Make no mistake, the chains were real, not figurative. Could the fact that Paul wrote only this one final verse be an indication that his hands were shackled and chafed, making any attempt to write particularly painful?

His words here remind me of his exhortation to young Timothy: “Do not be ashamed of the testimony about our Lord, nor of me his prisoner, but share in suffering for the gospel by the power of God” (2 Timothy 1:8). And again, he commends Onesiphorus because “he often refreshed me and was not ashamed of my chains” (2 Timothy 1:16).

Perhaps Paul was concerned lest the Colossians recoil in their commitment to him and above all to Christ because of the embarrassment his imprisonment might evoke. Few people talk openly (and proudly) about a friend or family member who is in jail! It’s not a topic for dinner parties or over coffee at Starbucks.

Paul knew the pressures they faced, the fear of rejection they felt, together with the appeal of riches and personal comfort that assaulted them on a daily basis. But they must resist the temptation to think that imprisonment for Christ’s sake is a disgrace. “Remember my chains! Rejoice in them! Redeem the pain they inflict for the greater glory of our Lord!”

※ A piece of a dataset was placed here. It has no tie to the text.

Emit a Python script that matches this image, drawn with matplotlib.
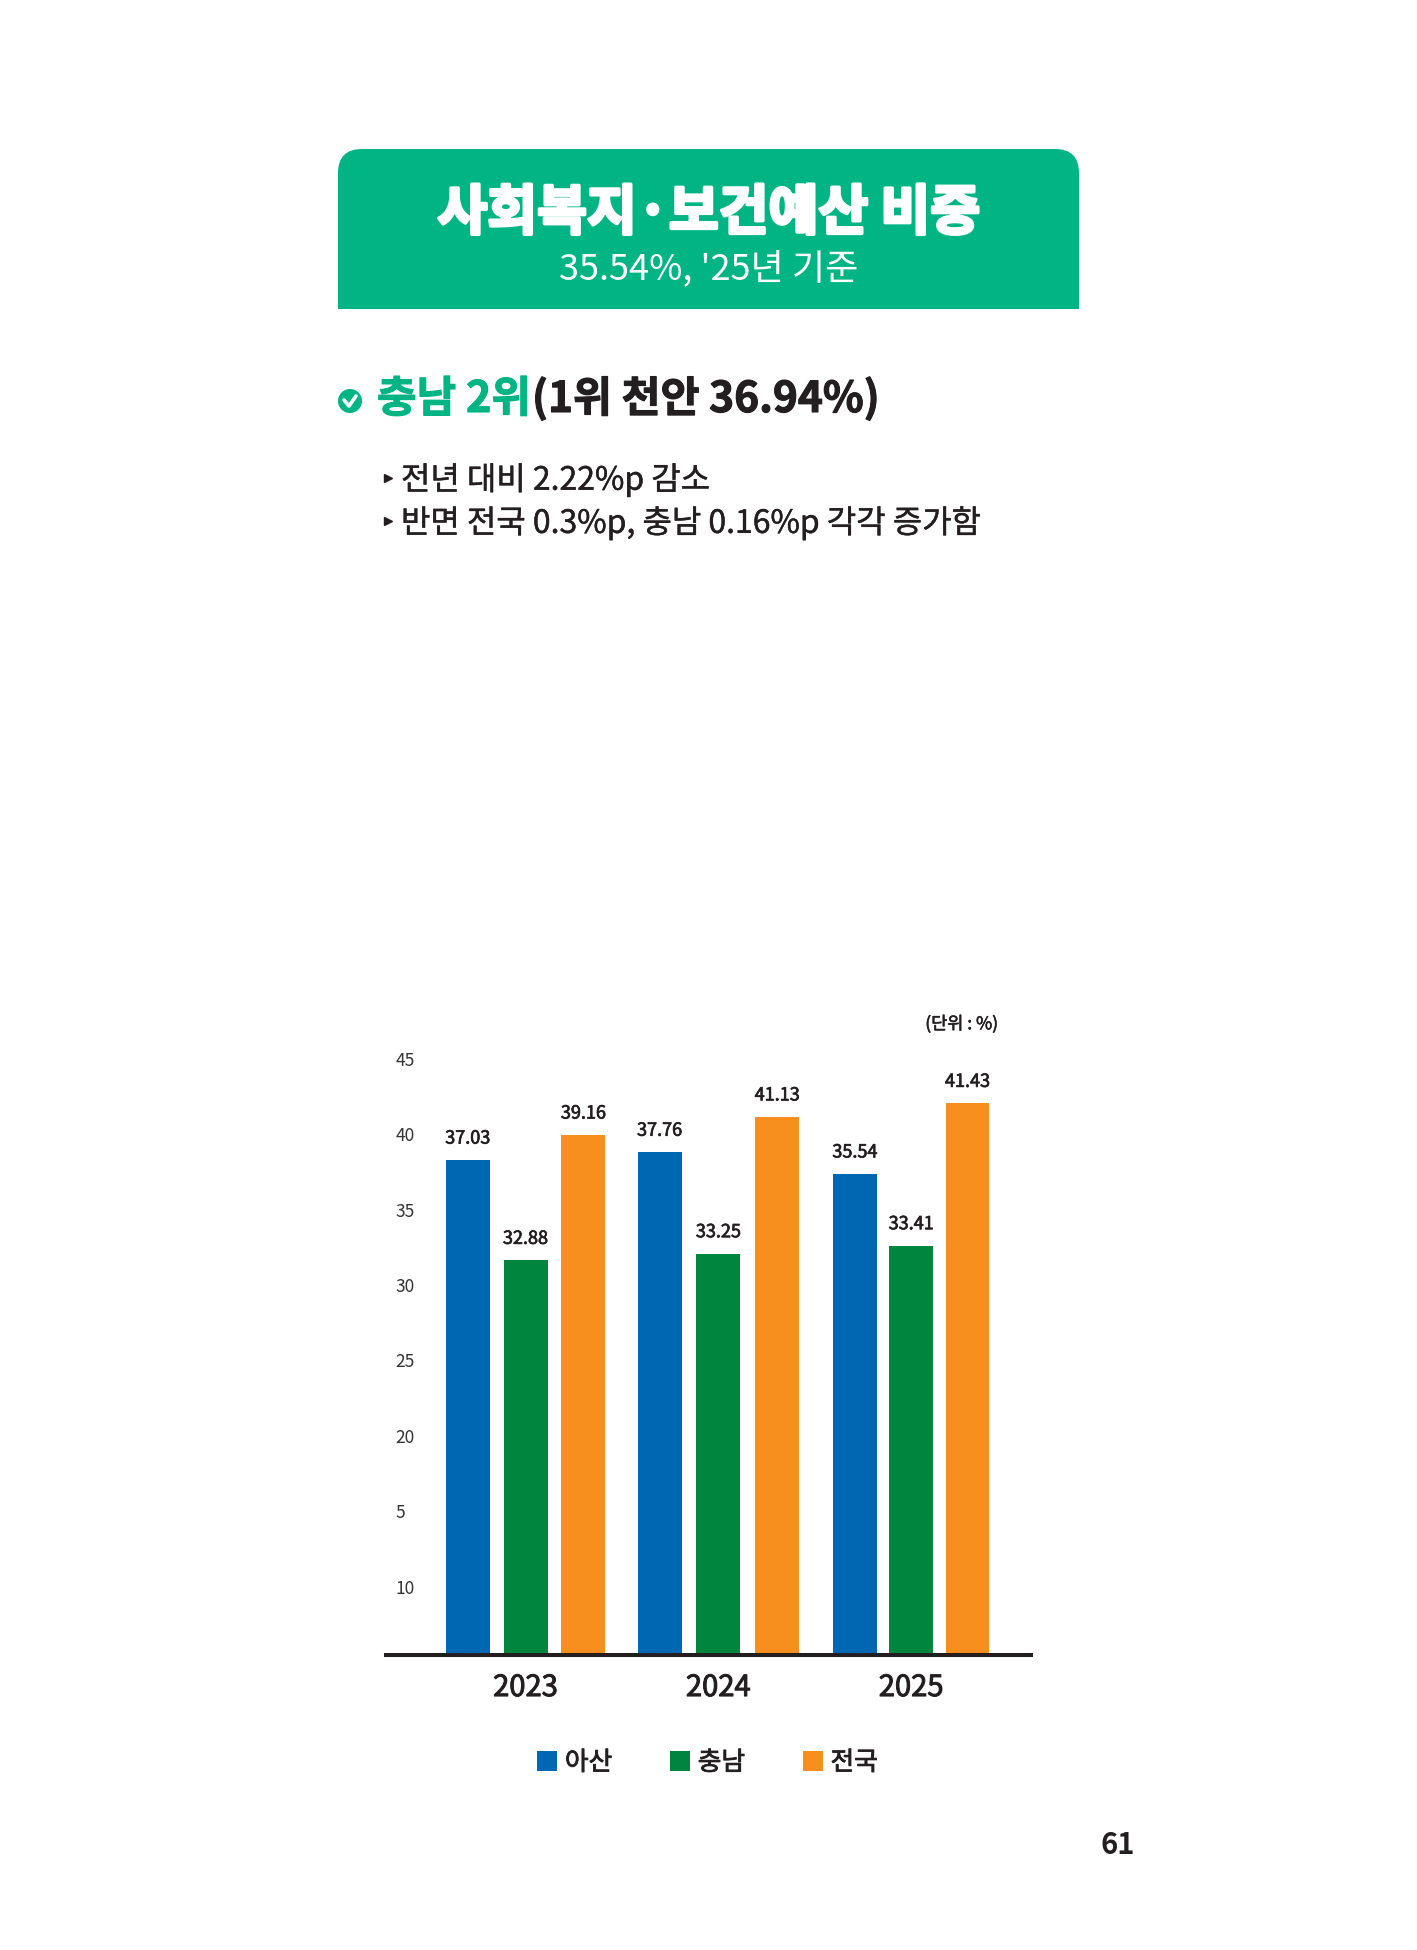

And may the “grace [of God] be with you!” Let me remind you of Paul’s inaugural blessing in Colossians 1:2 – “Grace to you and peace from God our Father.” To make sense of what would otherwise appear as a simple, standard greeting, I cited the words of John Piper. I can do no better than to quote him again, and thus bring our meditations in this marvelous epistle to an end. At the beginning of his letters, writes Piper,

"Paul has in mind that the letter itself is a channel of God's grace to the readers. Grace is about to flow 'from God' through Paul's writing to the Christians. So he says, 'Grace to you.' That is, grace is now active and is about to flow from God through my inspired writing to you as you read – 'grace [be] to you.' But as the end of the letter approaches, Paul realizes that the reading is almost finished and the question rises, 'What becomes of the grace that has been flowing to the readers through the reading of the inspired letter?' He answers with a blessing at the end of every letter: 'Grace [be] with you.' With you as you put the letter away and leave the church. With you as you go home to deal with a sick child and an unaffectionate spouse. With you as you go to work and face the temptations of anger and dishonesty and lust. With you as you muster courage to speak up for Christ over lunch. . . . [Thus] we learn that grace is ready to flow to us every time we take up the inspired Scriptures to read them. And we learn that grace will abide with us when we lay the Bible down and go about our daily living" (Future Grace, 66-67).